Che senso ha continuare a progettare e distribuire app per l’emergenza che sono completamente scollegate dal sistema informatico utilizzato nelle centrali? Significa che sarà il chiamante a dover comunicare a voce alla centrale (sempre che parlino la stessa lingua..), ad esempio, le coordinate GPS. Nel campo della Protezione Civile le cose non sono certamente differenti, tanto che ho smesso da qualche anno di tenere traccia di tutti gli scienziati che avrebbero risolto le emergenze con una app. Titoloni sui giornali locali (e non solo), presentazioni in pompa magna con i politici locali e poi… niente. Nessun aggiornamento dei contenuti.

Nessun aggiornamento rispetto ai sistemi operativi. Niente.

Non valgono niente, non servono a niente, se non al fatturato delle aziende che le hanno prodotte [abbiamo una traccia per un altro post, interessa?].

Nessuna app rivolta alla popolazione ha senso se non è costantemente aggiornata con informazioni che un cittadino qualunque può comprendere e mettere in pratica. Con avvisi e inviti all’azione scritti in una lingua chiara e comprensibile, spoglia di tecnicismi, baggianate e inglesismi fuori luogo. Questo richiedere risorse economiche, infrastrutturali e gestione dei contenuti. Costa. Costa soldi veri, persone reali che, con il proprio lavoro e la propria professionalità, sono in grado di assistere i cittadini che hanno bisogno di aiuto.

 

Una visione per il futuro, a partire da oggi

Siamo in un’epoca che ormai non riconosce più il valore della responsabilità dell’individuo

Viviamo ossessionati dalla necessità di non essere noi i responsabili, i colpevoli. Prendere la responsabilità di una decisione è un atto ormai riservato a pochi eroi, in via di estinzione.

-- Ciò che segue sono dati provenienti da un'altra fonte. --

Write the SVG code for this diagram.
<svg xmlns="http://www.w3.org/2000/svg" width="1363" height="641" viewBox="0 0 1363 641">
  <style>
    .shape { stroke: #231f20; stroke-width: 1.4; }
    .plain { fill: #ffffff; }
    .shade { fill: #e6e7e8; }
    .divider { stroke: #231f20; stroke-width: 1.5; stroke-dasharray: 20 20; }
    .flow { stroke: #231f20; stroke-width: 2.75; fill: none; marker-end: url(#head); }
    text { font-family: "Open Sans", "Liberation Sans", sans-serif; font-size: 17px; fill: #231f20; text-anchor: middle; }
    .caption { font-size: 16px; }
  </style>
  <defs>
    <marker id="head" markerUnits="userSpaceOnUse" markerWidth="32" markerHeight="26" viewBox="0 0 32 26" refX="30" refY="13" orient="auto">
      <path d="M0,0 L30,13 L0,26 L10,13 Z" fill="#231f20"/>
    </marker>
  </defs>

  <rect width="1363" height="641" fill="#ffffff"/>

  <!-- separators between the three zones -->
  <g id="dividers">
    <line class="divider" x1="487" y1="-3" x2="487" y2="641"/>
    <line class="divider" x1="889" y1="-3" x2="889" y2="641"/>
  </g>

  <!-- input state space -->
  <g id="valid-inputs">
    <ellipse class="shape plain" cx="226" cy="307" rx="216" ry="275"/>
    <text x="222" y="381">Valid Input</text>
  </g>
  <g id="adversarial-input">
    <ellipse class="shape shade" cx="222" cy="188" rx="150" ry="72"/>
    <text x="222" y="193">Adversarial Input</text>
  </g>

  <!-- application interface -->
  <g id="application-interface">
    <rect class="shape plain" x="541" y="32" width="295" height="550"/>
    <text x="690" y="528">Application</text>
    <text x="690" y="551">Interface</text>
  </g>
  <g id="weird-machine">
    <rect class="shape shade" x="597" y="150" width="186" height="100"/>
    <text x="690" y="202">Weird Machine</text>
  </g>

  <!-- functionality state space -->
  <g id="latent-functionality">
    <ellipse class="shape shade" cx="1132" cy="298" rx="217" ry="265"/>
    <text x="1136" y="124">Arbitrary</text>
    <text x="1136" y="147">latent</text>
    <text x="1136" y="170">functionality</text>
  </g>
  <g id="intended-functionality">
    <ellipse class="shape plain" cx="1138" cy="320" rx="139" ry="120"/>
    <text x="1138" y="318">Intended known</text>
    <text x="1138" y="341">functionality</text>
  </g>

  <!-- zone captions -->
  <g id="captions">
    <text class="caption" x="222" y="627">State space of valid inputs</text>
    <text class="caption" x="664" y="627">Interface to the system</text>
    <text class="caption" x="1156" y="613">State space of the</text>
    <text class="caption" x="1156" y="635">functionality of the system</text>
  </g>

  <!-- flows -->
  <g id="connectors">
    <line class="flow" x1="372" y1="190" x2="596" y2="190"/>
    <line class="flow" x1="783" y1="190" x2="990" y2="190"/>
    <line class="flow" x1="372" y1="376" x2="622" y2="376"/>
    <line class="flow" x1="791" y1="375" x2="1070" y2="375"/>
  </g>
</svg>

Da questo punto di vista, la montagna è estremamente democratica. Esige rispetto, non perdona errori e distrazioni. Una delle rare occasioni nelle quali ognuno è responsabile delle proprie scelte, delle proprie azioni e delle conseguenze che ne derivano.

Simon ha scelto di andare ad esplorare un luogo poco frequentato da solo. Comprendo la scelta di non avere compagni di viaggio. Ritengo fosse cosciente del rischio che si sarebbe assunto.

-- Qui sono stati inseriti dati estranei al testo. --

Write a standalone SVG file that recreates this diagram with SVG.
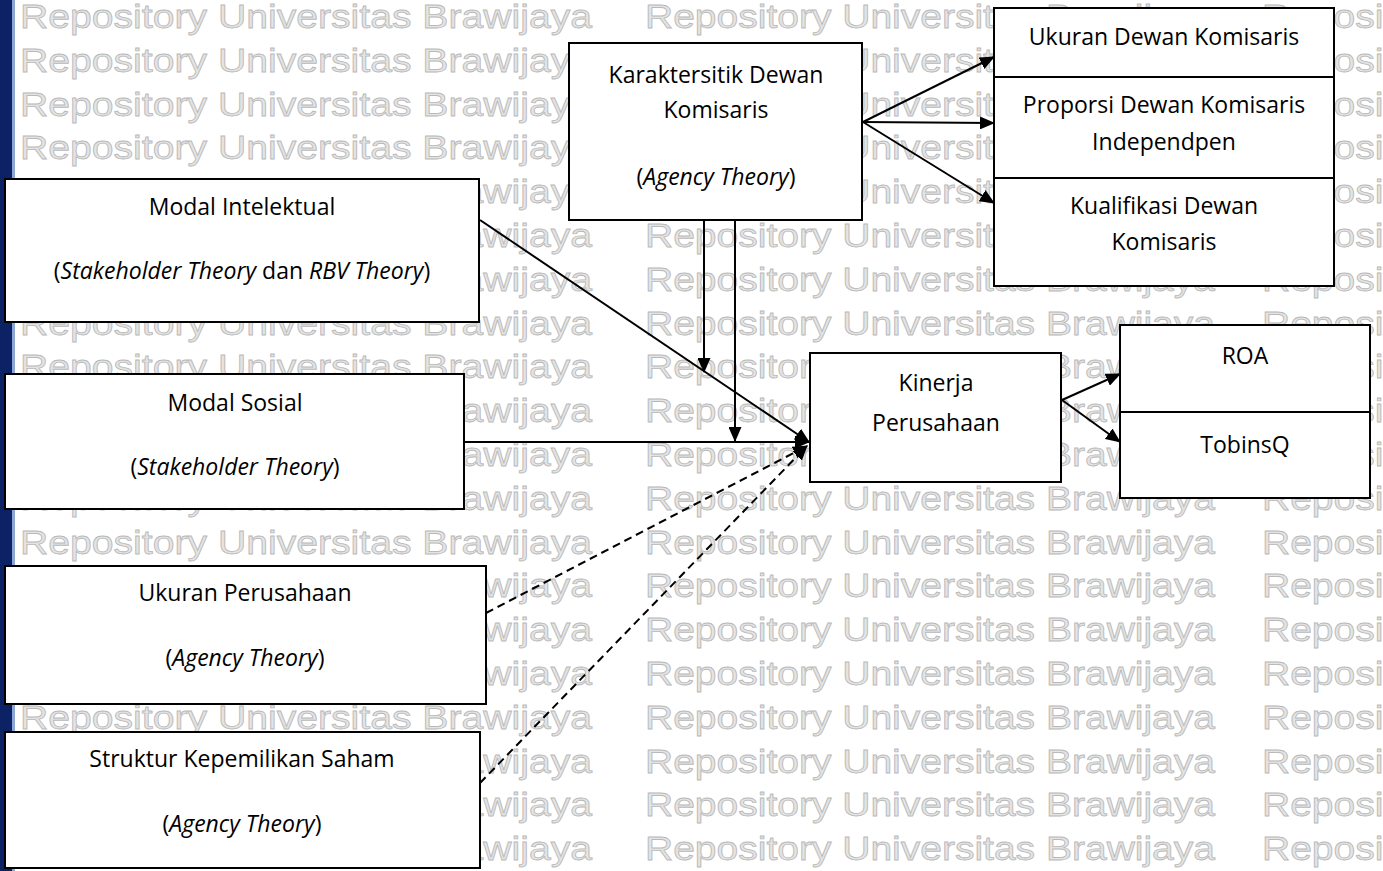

Quale visione del futuro vogliamo immaginare? 

Ho iniziato a scrivere questo post il 21 agosto. Un mese dopo, ciò che è accaduto è ancora motivo di riflessione. Il mio disegno del futuro è, tutto sommato, semplice. Semplice come dovrebbe essere la chiamata di una persona che ha bisogno di aiuto.

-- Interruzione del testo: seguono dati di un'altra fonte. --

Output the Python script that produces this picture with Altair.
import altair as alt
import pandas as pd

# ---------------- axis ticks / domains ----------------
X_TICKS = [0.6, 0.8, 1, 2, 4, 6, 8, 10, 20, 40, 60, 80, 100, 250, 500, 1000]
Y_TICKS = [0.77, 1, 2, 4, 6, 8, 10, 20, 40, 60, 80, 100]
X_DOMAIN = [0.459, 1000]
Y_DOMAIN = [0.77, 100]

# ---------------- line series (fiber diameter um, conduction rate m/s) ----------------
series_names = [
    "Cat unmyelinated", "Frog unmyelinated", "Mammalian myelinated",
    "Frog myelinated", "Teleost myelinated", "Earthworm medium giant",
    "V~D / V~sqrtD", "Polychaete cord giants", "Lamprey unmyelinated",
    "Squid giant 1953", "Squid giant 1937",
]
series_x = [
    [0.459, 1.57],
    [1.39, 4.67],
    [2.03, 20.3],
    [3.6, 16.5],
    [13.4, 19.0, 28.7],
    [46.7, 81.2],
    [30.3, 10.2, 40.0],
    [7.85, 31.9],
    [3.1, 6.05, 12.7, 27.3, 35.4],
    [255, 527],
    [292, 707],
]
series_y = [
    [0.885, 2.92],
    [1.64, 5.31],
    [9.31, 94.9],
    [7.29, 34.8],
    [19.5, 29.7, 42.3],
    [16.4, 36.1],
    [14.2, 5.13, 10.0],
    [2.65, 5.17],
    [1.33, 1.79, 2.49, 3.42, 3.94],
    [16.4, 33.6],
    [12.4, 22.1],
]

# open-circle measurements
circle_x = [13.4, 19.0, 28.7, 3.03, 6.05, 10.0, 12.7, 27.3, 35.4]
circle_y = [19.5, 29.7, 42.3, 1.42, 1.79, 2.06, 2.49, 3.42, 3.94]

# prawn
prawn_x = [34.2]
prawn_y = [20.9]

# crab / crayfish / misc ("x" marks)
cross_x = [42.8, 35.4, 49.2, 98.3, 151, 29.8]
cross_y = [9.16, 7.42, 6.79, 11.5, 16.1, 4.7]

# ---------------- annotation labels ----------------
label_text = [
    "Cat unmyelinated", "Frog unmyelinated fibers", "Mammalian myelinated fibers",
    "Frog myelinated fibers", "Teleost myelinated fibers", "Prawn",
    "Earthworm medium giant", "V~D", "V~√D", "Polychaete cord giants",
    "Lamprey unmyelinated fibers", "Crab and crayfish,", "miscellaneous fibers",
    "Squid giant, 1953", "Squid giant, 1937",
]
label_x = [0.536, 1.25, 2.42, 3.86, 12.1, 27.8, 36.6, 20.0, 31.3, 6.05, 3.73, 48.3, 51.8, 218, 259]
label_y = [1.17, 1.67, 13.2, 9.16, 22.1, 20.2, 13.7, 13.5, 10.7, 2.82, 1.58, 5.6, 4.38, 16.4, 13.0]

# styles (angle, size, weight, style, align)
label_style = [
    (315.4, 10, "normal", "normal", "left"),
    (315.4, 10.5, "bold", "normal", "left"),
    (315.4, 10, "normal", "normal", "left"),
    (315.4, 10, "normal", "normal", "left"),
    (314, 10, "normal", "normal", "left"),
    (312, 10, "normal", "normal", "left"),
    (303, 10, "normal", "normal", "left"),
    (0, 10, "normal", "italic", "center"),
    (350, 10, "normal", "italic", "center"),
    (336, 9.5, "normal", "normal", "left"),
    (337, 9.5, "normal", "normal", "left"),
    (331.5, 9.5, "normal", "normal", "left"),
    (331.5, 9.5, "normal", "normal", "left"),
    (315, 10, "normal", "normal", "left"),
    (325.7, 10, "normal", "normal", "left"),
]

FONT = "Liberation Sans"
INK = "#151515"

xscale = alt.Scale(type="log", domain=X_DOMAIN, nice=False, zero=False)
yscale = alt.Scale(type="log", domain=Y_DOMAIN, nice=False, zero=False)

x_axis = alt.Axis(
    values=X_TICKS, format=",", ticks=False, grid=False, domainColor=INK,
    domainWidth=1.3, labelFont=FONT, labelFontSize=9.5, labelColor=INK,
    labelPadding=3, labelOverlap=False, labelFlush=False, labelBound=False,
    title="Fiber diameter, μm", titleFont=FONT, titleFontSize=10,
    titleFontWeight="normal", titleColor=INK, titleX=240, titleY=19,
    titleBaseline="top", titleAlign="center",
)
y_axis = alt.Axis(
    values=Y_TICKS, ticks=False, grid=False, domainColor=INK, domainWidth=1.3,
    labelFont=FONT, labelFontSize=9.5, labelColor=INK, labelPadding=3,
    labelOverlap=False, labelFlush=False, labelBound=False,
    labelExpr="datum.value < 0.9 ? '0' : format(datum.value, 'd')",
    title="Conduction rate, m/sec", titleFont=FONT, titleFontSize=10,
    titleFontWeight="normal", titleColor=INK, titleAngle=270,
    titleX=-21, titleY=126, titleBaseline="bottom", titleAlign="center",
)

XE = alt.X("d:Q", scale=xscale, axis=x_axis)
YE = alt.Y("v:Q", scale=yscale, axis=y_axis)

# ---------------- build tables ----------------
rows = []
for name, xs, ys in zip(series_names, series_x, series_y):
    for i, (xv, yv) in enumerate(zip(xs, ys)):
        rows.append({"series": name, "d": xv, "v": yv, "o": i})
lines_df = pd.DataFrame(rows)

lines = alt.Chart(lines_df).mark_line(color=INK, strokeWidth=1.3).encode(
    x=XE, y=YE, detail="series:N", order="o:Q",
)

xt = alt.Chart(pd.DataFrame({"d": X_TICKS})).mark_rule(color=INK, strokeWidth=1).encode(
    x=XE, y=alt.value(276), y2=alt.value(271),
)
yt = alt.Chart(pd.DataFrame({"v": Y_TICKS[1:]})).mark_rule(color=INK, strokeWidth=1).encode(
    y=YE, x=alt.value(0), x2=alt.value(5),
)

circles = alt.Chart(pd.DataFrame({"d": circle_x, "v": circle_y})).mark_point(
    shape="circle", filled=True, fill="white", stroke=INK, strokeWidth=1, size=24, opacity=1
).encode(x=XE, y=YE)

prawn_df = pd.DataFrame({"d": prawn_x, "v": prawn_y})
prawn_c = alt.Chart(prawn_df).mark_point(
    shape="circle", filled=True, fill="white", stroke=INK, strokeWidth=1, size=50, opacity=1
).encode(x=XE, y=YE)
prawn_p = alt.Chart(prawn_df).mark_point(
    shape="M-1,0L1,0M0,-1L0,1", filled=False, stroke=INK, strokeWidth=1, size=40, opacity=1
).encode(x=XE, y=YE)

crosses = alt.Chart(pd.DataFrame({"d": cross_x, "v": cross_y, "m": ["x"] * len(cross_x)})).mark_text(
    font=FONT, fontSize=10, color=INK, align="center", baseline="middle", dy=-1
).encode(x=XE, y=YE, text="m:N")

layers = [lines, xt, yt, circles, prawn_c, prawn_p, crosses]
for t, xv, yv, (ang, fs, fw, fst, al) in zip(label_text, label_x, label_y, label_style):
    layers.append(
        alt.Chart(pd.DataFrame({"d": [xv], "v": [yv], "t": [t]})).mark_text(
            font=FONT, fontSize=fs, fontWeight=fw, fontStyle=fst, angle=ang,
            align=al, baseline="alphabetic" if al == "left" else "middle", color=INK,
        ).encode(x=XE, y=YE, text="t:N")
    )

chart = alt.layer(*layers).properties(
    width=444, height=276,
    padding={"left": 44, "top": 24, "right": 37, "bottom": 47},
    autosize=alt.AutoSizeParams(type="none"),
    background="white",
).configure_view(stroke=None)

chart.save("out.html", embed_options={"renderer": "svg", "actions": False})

  1. Accettare la responsabilità delle nostre scelte e delle conseguenze che ne derivano. L’energia sprecata nel trovare un capro espiatorio potrebbe essere investita in modo molto più produttivo. Se scegliamo di andare in un luogo nel quale “i telefoni non prendono”, siate coscienti del rischio e preparatevi ad affrontarlo. Oppure, torniamo indietro. Sputare veleno in tutte le direzioni non aiuterà.
  2. Uscire dalle gabbie, che possono apparire con le sembianze di un territorio di riferimento, di un ordine professionale, del livello di analfabetismo funzionale (!). L’unico punto di vista è quello del cittadino in stato di necessità, perciò il sistema di emergenza deve essere disegnato partendo dalla persona che ha bisogno di aiuto. Un sistema di emergenza semplice da contattare da parte chiunque, con le stesse modalità e in tutto il territorio nazionale. Anzi, in tutti gli stati che compongono l’Unione Europea.
  3. Il caso di Simon rappresenta l’ennesima occasione persa per dare piena applicazione alla normativa europea che riguarda il Numero Unico di Emergenza 1-1-2. Nel futuro prossimo, in tutta Italia il servizio di emergenza sarà raggiungibile tramite un solo numero (1-1-2), le chiamate saranno geolocalizzate (app 112 Where AREU, AML), gli operatori di centrale saranno in grado di conversare in più lingue e sarà possibile anche aprire una chat testuale per richiedere soccorso (pensate ad una persona che non è in grado di parlare per qualunque motivo). Ah, no. In alcune regioni è già possibile da qualche anno.

Nel 2019 non siamo in grado di avere un servizio di emergenza omogeneo in Italia, non siamo in grado di localizzare le chiamate automaticamente.

Nessuna normativa nazionale, nessun segnale da parte dei gestori telefonici.

Dopo le boutade iniziali, il numero unico di emergenza è rapidamente uscito dall’agenda politica nazionale e delle regioni che ancora non lo hanno attivato.

Simon ha scelto di avventurarsi da solo in montagna, in una zona isolata e di difficile accesso. Nonostante questo e nonostante le sue condizioni di salute gravissime, è riuscito a chiamare i soccorsi, ma senza riuscire a spiegare dove si trovasse. Dopo non molto, Simon è morto.